A bright stained glass door featuring a lip motif leads into the wine room.

Photo: Paul Costello

Of course, Mardi Gras is the most famous reason for New Orleanians to let loose, and with the season currently underway, Longshore tells AD more about how she created a perfect destination for merry-making.

Architectural Digest: What made you first fall in love with your home?

Ashley Longshore: I moved to New Orleans I guess about 15 years ago without two nickels to rub together, and was renting these little carriage houses in the Garden District and working really hard in hopes to have a beautiful home somewhere around the gorgeous St. Charles Avenue. And when I was finally in a place to get the house, what I loved about it was how it was gated and set back, and just the privacy of the home in general. And from the outside, it was very traditional, but then on the inside, I wanted it to feel like a jewel box of my art collection.

Every inch of the breakfast room is covered in patterns, from the terrazzo floor that came with the house to the shiny mylar Flavor Paper coverings on the ceiling and walls. The table is Martha Sturdy, and the seatbelt chairs are Cliff Young.

Photo: Paul Costello/OTTO

What was your vision for the home when you first started decorating?

[Designer Gwen Driscoll said to me,] “Oh, my God, Ashley. We don’t have this many walls. You’ve got to stop buying art.” And I was like, Well, I’m not going to stop. We’re going to have to figure this out. She knew how to arrange the placement, so there were great areas where I could add art and rotate the art collection. It was really about the art. Also functionality, because I knew we were going to be partying our asses off in this house, between Jazz Fest and Mardi Gras and people coming in.

“I was absolutely in love with the terrazzo floors when I bought the house,” Longshore says. She notes that she also thought the blue stone countertops were “so fun.” The only thing added to the kitchen was the Christian Lacroix Nouveaux Mondes Pantigre wallpaper in Rose Litchi on the ceiling.

Photo: Paul Costello

How do you make a house with so much art amenable to guests? Do you ever worry about things getting broken?

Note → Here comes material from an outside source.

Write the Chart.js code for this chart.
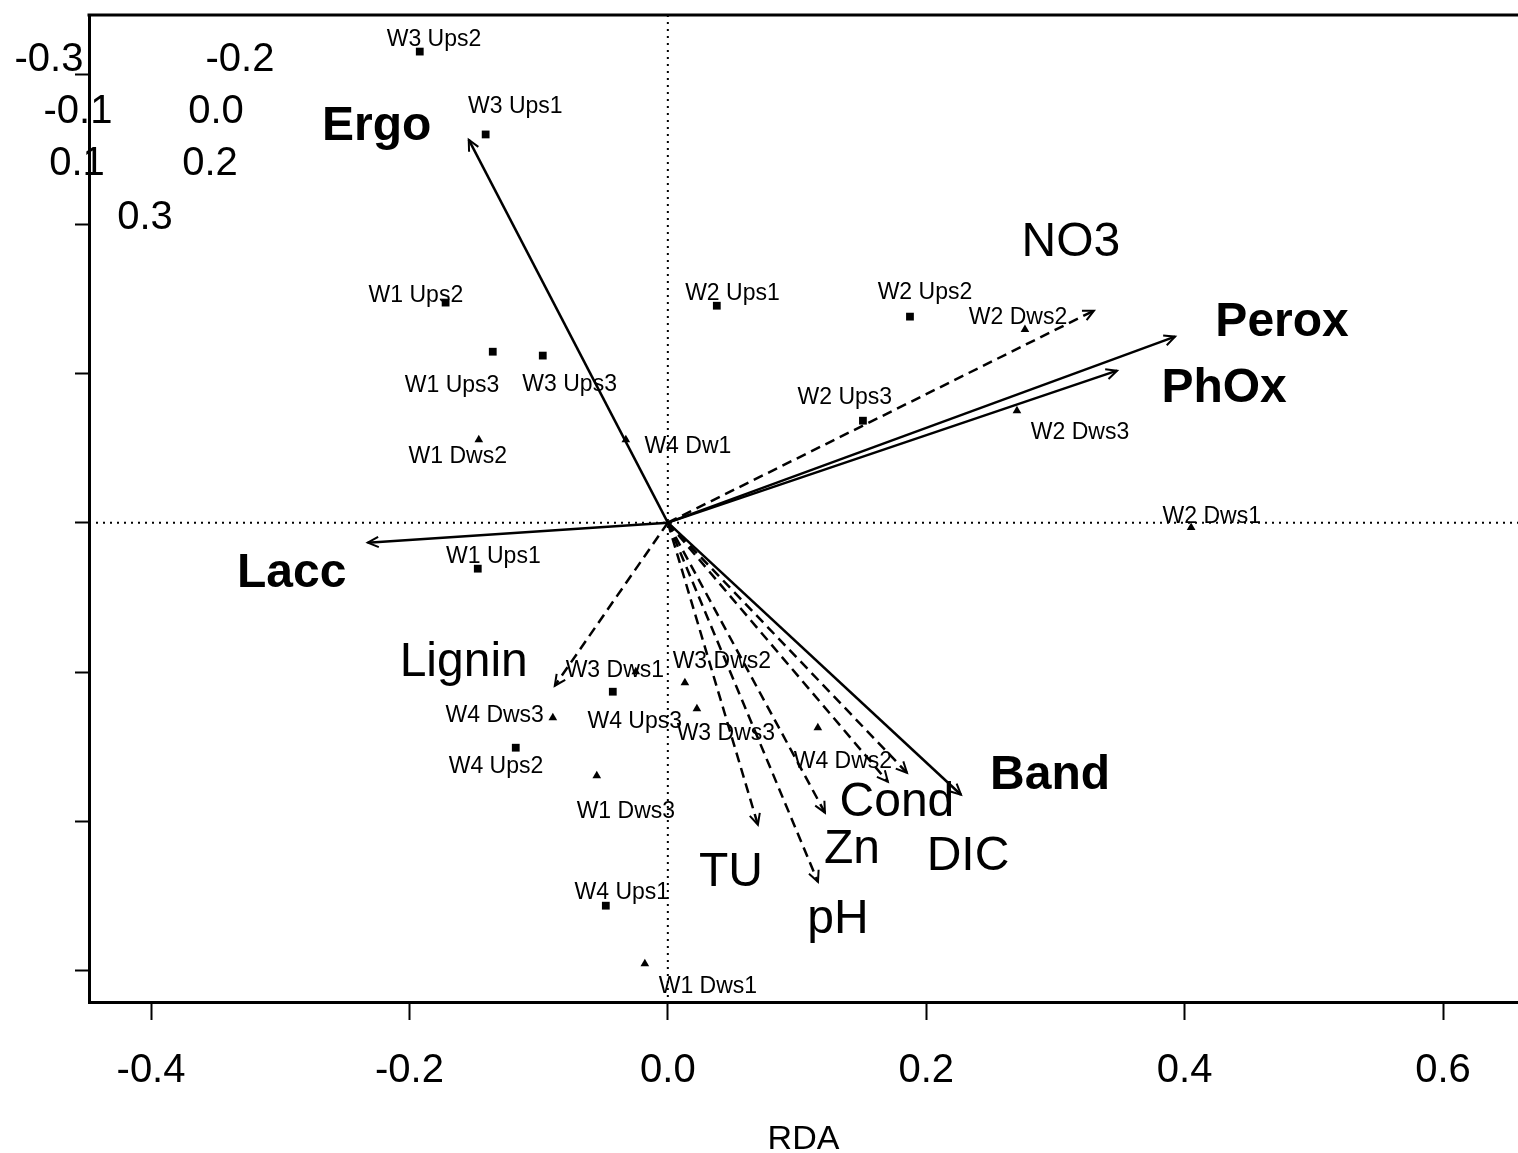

I designed it with Gwen for it to be a place where we could party, dance, and swim. I have no rugs in the house at all. It’s literally indestructible. I just wanted it to be a place where people could be—you put on some jazz, dance around, jump in the pool, jump out of the pool. It’s a very inviting home that really makes you want to celebrate. I don’t have Baccarat vases sitting around. The dining room is pretty streamlined, the [Casamania Him and Her] chairs look like booties, a woman’s fanny and a man’s fanny. They’ve been knocked over. I’ve had these amazing dinner parties, and people sit them with their wet bathing suits on. I wanted a house that I could really live in.

The large art piece of a woman draped in pink is by Ivan Alifan. Longshore’s bed and sofa were custom-made for the room, and the hand-shaped chair and bedside chests are from Global Views. The pink chair is Kelly Wearstler.

Photo: Paul Costello/OTTO

Your home is an explosion of color. Are there any rooms where you took a more toned-down approach?

My bedroom is all black and white. It’s very calm, which is good for me as such a vivid colorist to go to sleep and wake up in that area. I have one of Ivan Alifan’s beautiful pieces in there, so yeah, it’s very strategic.

Do you have a favorite piece of art in the home?

How would I choose? The whole thing is just art everywhere. I really love that Peter Anton cake, that giant cake sculpture that he made.